Varlen Vidal destaca que o negócio jurídico, ainda que tenha sido simulado, ou seja, doação revestida de compra e venda, tem validade a parte do negócio jurídico que não exceder à legítima. “Como explicado acima, a ex-mulher poderia doar apenas 50% do imóvel, já que os outros 50%, por direito sucessório, deveriam ser reservados ao filho. Se o filho morresse antes da mãe, nenhum direito teria o pai, vez que, nessa situação, o imóvel não seria transferido por direito sucessório da mãe ao filho. No sentido inverso, sim. Falecendo a mãe primeiro, o imóvel foi transferido ao filho em razão da sucessão hereditária; logo, vindo o filho a falecer pouco tempo depois, também por sucessão hereditária, o imóvel é transferido ao pai.

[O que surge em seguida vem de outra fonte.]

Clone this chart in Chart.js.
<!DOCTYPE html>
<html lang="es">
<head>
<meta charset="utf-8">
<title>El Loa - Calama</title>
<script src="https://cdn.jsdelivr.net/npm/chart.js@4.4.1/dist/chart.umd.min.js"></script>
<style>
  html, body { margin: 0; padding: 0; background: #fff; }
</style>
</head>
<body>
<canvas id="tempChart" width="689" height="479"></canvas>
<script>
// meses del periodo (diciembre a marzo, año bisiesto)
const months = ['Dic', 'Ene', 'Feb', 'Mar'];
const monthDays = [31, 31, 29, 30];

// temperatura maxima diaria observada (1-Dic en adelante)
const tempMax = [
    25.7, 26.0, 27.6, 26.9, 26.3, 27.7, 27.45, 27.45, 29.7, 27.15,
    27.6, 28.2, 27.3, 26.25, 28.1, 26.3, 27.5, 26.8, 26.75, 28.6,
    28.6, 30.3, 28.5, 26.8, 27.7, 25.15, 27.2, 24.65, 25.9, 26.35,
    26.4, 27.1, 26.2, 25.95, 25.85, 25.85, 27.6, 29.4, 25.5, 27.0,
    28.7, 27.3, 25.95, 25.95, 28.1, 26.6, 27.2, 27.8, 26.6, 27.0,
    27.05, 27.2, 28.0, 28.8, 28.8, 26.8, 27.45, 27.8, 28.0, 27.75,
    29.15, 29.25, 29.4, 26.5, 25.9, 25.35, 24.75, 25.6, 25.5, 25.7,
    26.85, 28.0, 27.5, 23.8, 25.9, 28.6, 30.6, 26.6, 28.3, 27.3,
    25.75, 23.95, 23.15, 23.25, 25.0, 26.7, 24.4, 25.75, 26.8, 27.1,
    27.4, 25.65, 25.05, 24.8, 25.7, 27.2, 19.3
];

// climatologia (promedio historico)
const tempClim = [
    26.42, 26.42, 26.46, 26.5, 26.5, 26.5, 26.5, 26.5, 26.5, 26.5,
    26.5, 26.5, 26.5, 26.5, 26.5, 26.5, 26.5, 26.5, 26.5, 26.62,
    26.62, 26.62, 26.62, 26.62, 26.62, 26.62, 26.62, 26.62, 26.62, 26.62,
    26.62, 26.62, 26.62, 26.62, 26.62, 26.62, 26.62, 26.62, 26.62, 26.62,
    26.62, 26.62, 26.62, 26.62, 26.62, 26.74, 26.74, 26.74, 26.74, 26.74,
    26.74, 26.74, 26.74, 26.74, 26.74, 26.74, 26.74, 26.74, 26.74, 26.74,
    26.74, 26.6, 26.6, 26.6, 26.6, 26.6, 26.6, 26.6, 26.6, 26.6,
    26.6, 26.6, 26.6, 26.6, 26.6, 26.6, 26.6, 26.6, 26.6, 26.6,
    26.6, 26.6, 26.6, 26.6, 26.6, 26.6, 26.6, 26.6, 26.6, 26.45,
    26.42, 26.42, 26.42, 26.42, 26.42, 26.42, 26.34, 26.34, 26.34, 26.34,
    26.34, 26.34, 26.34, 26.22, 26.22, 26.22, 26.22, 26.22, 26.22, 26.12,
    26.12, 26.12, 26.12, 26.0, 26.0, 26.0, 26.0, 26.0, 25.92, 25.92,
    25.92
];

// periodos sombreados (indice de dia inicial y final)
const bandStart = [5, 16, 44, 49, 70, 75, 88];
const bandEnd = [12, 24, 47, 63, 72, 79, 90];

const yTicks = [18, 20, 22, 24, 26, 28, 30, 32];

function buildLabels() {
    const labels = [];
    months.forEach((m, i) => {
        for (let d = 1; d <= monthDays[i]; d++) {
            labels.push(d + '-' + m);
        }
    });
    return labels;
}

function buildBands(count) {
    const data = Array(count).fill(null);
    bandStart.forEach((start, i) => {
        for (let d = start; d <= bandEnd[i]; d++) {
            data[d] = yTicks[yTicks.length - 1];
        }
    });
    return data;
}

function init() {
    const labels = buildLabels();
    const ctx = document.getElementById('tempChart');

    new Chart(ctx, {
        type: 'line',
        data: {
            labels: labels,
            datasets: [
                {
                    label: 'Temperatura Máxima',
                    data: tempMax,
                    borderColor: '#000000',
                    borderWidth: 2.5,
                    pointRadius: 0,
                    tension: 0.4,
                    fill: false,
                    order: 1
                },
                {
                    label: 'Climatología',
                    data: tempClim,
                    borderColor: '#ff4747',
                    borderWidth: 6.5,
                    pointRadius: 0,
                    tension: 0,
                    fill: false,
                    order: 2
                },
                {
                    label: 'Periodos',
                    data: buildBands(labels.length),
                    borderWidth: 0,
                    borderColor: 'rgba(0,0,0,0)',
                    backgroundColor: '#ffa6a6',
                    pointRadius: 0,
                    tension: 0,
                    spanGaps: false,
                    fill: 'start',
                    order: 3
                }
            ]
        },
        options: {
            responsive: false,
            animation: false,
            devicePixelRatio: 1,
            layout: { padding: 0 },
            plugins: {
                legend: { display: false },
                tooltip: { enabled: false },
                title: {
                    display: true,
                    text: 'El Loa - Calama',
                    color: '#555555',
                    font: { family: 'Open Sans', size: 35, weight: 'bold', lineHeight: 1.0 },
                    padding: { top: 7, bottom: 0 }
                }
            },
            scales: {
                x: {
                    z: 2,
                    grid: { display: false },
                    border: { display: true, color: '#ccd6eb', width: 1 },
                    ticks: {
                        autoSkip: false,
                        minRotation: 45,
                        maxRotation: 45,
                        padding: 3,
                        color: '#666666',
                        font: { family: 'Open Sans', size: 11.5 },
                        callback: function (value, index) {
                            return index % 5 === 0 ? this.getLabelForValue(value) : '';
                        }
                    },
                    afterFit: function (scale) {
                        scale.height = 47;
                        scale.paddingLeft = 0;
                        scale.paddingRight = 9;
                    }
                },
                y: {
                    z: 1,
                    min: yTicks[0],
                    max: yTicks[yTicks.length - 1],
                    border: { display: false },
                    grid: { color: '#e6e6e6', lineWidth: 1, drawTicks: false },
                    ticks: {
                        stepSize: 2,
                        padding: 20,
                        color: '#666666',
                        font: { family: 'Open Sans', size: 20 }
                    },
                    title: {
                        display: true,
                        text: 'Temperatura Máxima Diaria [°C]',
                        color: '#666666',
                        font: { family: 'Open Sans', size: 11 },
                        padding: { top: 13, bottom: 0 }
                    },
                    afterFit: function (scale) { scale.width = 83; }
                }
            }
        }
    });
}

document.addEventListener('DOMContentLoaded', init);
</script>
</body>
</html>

No entanto, como o Código Civil permite a doação de 50% do imóvel, considerando ser este o único patrimônio, a doação desta fração é válida, sendo inválida a outra metade, que deveria ser reservada ao filho”.
Conforme o defensor público, sendo o pai herdeiro necessário do filho, tem direito à metade do imóvel. “Como bem demonstrado no acórdão, entendeu o relator a presença da dissimulação relativa, ou seja, as irmãs buscavam a transferência do imóvel, mas simularam um meio falso para tal”, completa.
Entenda o caso - O casal se divorciou em 2004, quando concordaram que o apartamento ficaria integralmente com a mulher. No ano seguinte, por meio de escritura pública, a mulher transferiu o imóvel para sua irmã pela quantia de R$ 85 mil. Um mês depois, a ex-mulher se matou após disparar um tiro contra o próprio filho, que morreu na sequência.
Com isso, o pai da criança ajuizou ação pedindo a declaração de nulidade da venda do apartamento, e como a criança morreu poucas horas depois da mãe, o pai invocou sua condição de único herdeiro do filho, o que lhe daria direito à herança. O homem sustentou que o intuito do negócio feito entre as irmãs era ocultar uma doação, o que representou ofensa à legítima. Por isso, ele pediu a reintegração de posse do imóvel.
Em primeiro grau, o juiz entendeu que a mãe faleceu antes do filho e, por isso, foi declarada a nulidade parcial da doação do imóvel, atingindo os 50% que representam a legítima, ou seja, a parte não disponível do patrimônio.
O Tribunal de Justiça de São Paulo (TJSP) sustentou a sentença, esclarecendo que os cunhados seriam condôminos, o que não afastaria a irmã da falecida da posse do apartamento. Ao julgar recurso do pai da criança, o ministro Marco Buzzi reconheceu a nulidade da operação apenas na fração que corresponde à legítima, distinguindo os conceitos de simulação absoluta e relativa.
Na simulação absoluta, as partes na realidade não realizam nenhum negócio e apenas simulam, para criar uma aparência, uma ilusão externa, sem que na verdade desejem o ato, ou seja, o negócio simulado é realizado para não produzir nenhum efeito. Em geral, a simulação absoluta destina-se a prejudicar terceiro, subtraindo os bens do devedor à execução ou partilha.
Já em relação à simulação relativa, também chamada de dissimulação, o negócio tem a finalidade de encobrir outro de natureza diversa, destinando-se apenas a ocultar a vontade real dos contraentes e, por conseguinte, o acordo de fato almejado.
O ministro Buzzi esclareceu que, tratando-se de simulação relativa, o Código Civil, artigo 167, determina que subsista o negócio dissimulado, se for válido. O magistrado explicou que o negócio jurídico dissimulado apenas representou ofensa à lei e prejuízo a terceiro na parte em que excedeu ao que a doadora, única detentora dos direitos sobre o bem imóvel objeto do negócio, poderia dispor.